Canada’s employment insurance system strongly favours the East Coast and Quebec, with unemployed workers in Ontario and Western Canada receiving benefits at less than half the rate of their easternmost counterparts, a study says.
The findings, to be released today by researchers at the University of Toronto’s Mowat Centre for Policy Innovation, suggest that provinces with some of the highest rates of unemployment did not receive their apparent share of EI benefits during the most recent recession. Ontario, for example, had the fourth-highest unemployment rate in 2008-09, but the percentage of unemployed workers that received EI benefits was the lowest of all provinces.
“It’s a fact that EI is not working for large numbers of Canadian workers, particularly those concentrated in urban areas in Ontario and parts of Western Canada,” said Matthew Mendelsohn, executive director of the Mowat Centre.
While some provinces, such as Newfoundland, P.E.I., Nova Scotia, New Brunswick, and Quebec, saw an average of more than 80% of unemployed workers receiving EI benefits in 2009, Ontario and B.C. — which experienced large increases in unemployment — had just 38% and 39%, respectively, of their unemployed workers receiving benefits.
The situation for Canada as a whole wasn’t much better. Only 46% of unemployed Canadians received EI benefits during the recession of 2008-09, compared with 71% and 76% in the recessions of 1981-82 and 1990-91, the study found.
The study also found that while 42% of Canada’s unemployed lived in Ontario, the province received only 25% of training funds available to people on EI. “Many of the unemployed in Ontario and provinces to its west are either left to fend for themselves or forced to shed assets and spend savings in order to access provincial social assistance,” says the study, entitled Help Wanted: How well did the EI program respond during the recent recession?. “EI’s poor performance in Ontario and Western Canada may place added pressures on provincial budgets and provincial taxpayers in those provinces.
“Simply stated, a national social program that does not work for Ontario or the West is not in the national interest.”

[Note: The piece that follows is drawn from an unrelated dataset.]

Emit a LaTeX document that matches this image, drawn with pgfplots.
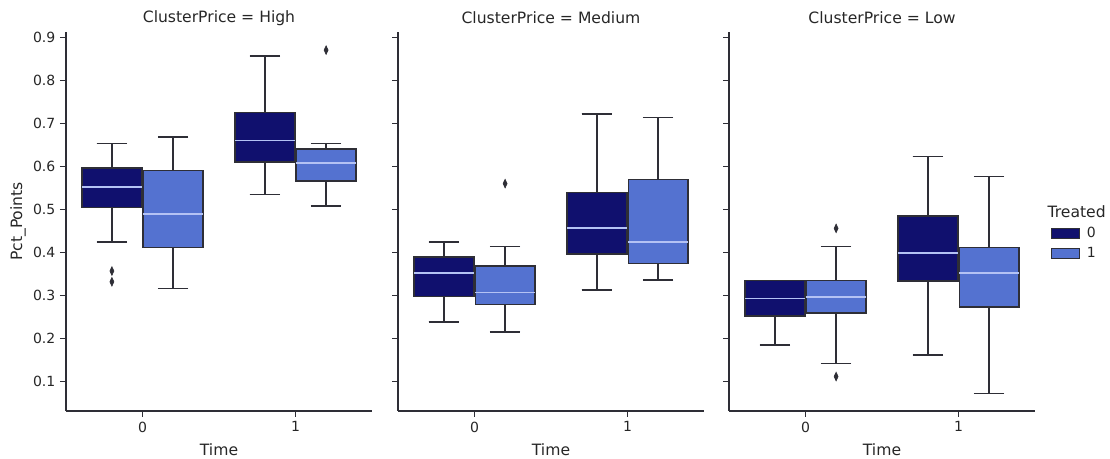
\documentclass[border=0pt]{standalone}
\usepackage{pgfplots}
\pgfplotsset{compat=1.18}
\usepgfplotslibrary{statistics}
\usepackage{fontspec}
\setmainfont{DejaVu Sans}
\definecolor{navyc}{HTML}{10106E}
\definecolor{royalc}{HTML}{5472D0}
\definecolor{edgec}{HTML}{2E2E36}
\definecolor{medc}{HTML}{B4C2F4}
\pgfplotsset{
  every axis title shift=0pt,
  facet/.style={
    scale only axis, width=229.5pt, height=284.25pt,
    xmin=-0.5, xmax=1.5, ymin=0.032, ymax=0.912,
    axis x line*=bottom, axis y line*=left,
    axis line style={edgec, line width=1pt},
    tick align=outside, major tick length=4.5pt,
    tick style={edgec, line width=0.8pt},
    xtick={0,1}, xticklabels={0,1},
    ytick={0.1,0.2,0.3,0.4,0.5,0.6,0.7,0.8,0.9},
    /pgf/number format/assume math mode=true,
    /pgf/number format/fixed, /pgf/number format/precision=1,
    /pgf/number format/fixed zerofill,
    tick label style={font=\fontsize{10.5}{12}\selectfont, text=black!85},
    label style={font=\fontsize{11.7}{13}\selectfont, text=black!85},
    title style={font=\fontsize{11.7}{13}\selectfont, text=black!85, at={(axis description cs:0.5,1.037)}, anchor=center},
    xlabel={Time},
    xlabel style={at={(axis description cs:0.5,-0.103)}, anchor=center},
    boxplot/draw direction=y,
    boxplot/box extend=0.39,
    boxplot/whisker extend=0.2,
    boxplot/every median/.style={draw=medc, line width=1.3pt},
  },
  t0/.style={forget plot, fill=navyc, draw=edgec, line width=1.15pt, solid,
    mark=diamond*, mark size=3.2pt, mark options={fill=edgec, draw=edgec, xscale=0.62, line width=0.5pt}},
  t1/.style={forget plot, fill=royalc, draw=edgec, line width=1.15pt, solid,
    mark=diamond*, mark size=3.2pt, mark options={fill=edgec, draw=edgec, xscale=0.62, line width=0.5pt}},
}
\begin{document}
\begin{tikzpicture}
\useasboundingbox (0,0) rectangle (832.5pt,344.25pt);
% ---------- High ----------
\begin{axis}[facet, at={(49.5pt,36pt)}, anchor=south west,
  title={ClusterPrice = High},
  ylabel={Pct\_Points},
  ylabel style={at={(axis description cs:-0.157,0.5)}, anchor=center, rotate=0}]
\addplot[t0, boxplot prepared={draw position=-0.2,
  lower whisker=0.424, lower quartile=0.505, median=0.552, upper quartile=0.596, upper whisker=0.653}]
  coordinates {(0,0.357) (0,0.332)};
\addplot[t1, boxplot prepared={draw position=0.2,
  lower whisker=0.316, lower quartile=0.412, median=0.489, upper quartile=0.590, upper whisker=0.668}]
  coordinates {};
\addplot[t0, boxplot prepared={draw position=0.8,
  lower whisker=0.535, lower quartile=0.610, median=0.660, upper quartile=0.725, upper whisker=0.856}]
  coordinates {};
\addplot[t1, boxplot prepared={draw position=1.2,
  lower whisker=0.508, lower quartile=0.566, median=0.608, upper quartile=0.640, upper whisker=0.653}]
  coordinates {(0,0.870)};
\end{axis}
% ---------- Medium ----------
\begin{axis}[facet, at={(298.5pt,36pt)}, anchor=south west,
  title={ClusterPrice = Medium}, yticklabels={}]
\addplot[t0, boxplot prepared={draw position=-0.2,
  lower whisker=0.239, lower quartile=0.298, median=0.353, upper quartile=0.389, upper whisker=0.424}]
  coordinates {};
\addplot[t1, boxplot prepared={draw position=0.2,
  lower whisker=0.216, lower quartile=0.279, median=0.307, upper quartile=0.369, upper whisker=0.414}]
  coordinates {(0,0.560)};
\addplot[t0, boxplot prepared={draw position=0.8,
  lower whisker=0.313, lower quartile=0.397, median=0.457, upper quartile=0.539, upper whisker=0.722}]
  coordinates {};
\addplot[t1, boxplot prepared={draw position=1.2,
  lower whisker=0.336, lower quartile=0.374, median=0.424, upper quartile=0.570, upper whisker=0.713}]
  coordinates {};
\end{axis}
% ---------- Low ----------
\begin{axis}[facet, at={(546.75pt,36pt)}, anchor=south west,
  title={ClusterPrice = Low}, yticklabels={}, clip=false,
  legend style={at={(axis description cs:1.05,0.493)}, anchor=north west,
    draw=none, fill=none, inner sep=0pt, row sep=2pt,
    font=\fontsize{10.5}{12}\selectfont, text=black!85},
  legend cell align=left,
  legend image code/.code={\draw[#1, line width=0.8pt] (0pt,-3.75pt) rectangle (21pt,3.75pt);}]
\addlegendimage{fill=navyc, draw=edgec}
\addlegendentry{\hspace{3.5pt}0}
\addlegendimage{fill=royalc, draw=edgec}
\addlegendentry{\hspace{3.5pt}1}
\addplot[t0, boxplot prepared={draw position=-0.2,
  lower whisker=0.185, lower quartile=0.253, median=0.293, upper quartile=0.335, upper whisker=0.335}]
  coordinates {};
\addplot[t1, boxplot prepared={draw position=0.2,
  lower whisker=0.142, lower quartile=0.259, median=0.297, upper quartile=0.335, upper whisker=0.414}]
  coordinates {(0,0.456) (0,0.112)};
\addplot[t0, boxplot prepared={draw position=0.8,
  lower whisker=0.162, lower quartile=0.334, median=0.399, upper quartile=0.485, upper whisker=0.623}]
  coordinates {};
\addplot[t1, boxplot prepared={draw position=1.2,
  lower whisker=0.073, lower quartile=0.273, median=0.353, upper quartile=0.412, upper whisker=0.577}]
  coordinates {};
\node[font=\fontsize{11.7}{13}\selectfont, text=black!85] at (axis description cs:1.136,0.525) {Treated};
\end{axis}
\end{tikzpicture}
\end{document}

EI payouts vary depending on a person’s salary, how long they have been working and the unemployment rate in their “economic region.” The system is designed to make automatic adjustments so that it is easier to qualify for EI benefits in regions with higher unemployment rates or when unemployment rates are increasing.
Mr. Mendelsohn said the startling trends highlighted in the study are the result of a changing labour market in which more people are contract or part-time workers or self-employed and therefore do not qualify for EI benefits. An increasing number of these individuals are new entrants to Canada or new citizens who are disproportionately concentrated in greater Toronto, Vancouver and increasingly in Calgary and Edmonton, he added.
Then there are those who have made contributions to the system but have either exhausted their benefits or not worked enough hours to qualify.
“The support that EI offers is for what could be considered a traditional labour market — someone going to work at the same job every day, collecting a paycheque who then gets help from EI when their employer lays them off temporarily because of an economic slowdown,” Mr. Mendelsohn said.
“But fewer and fewer people have jobs like that. So we have a social policy that was designed for the labour market of the 1950s or 1960s that neither you nor I participate in. The assumptions of the system are not designed for the labour market in which most people live.”
He also noted that while fewer people received EI benefits during the past recession when compared with previous economic downturns, qualifying became easier and benefits lasted longer for those who were eligible.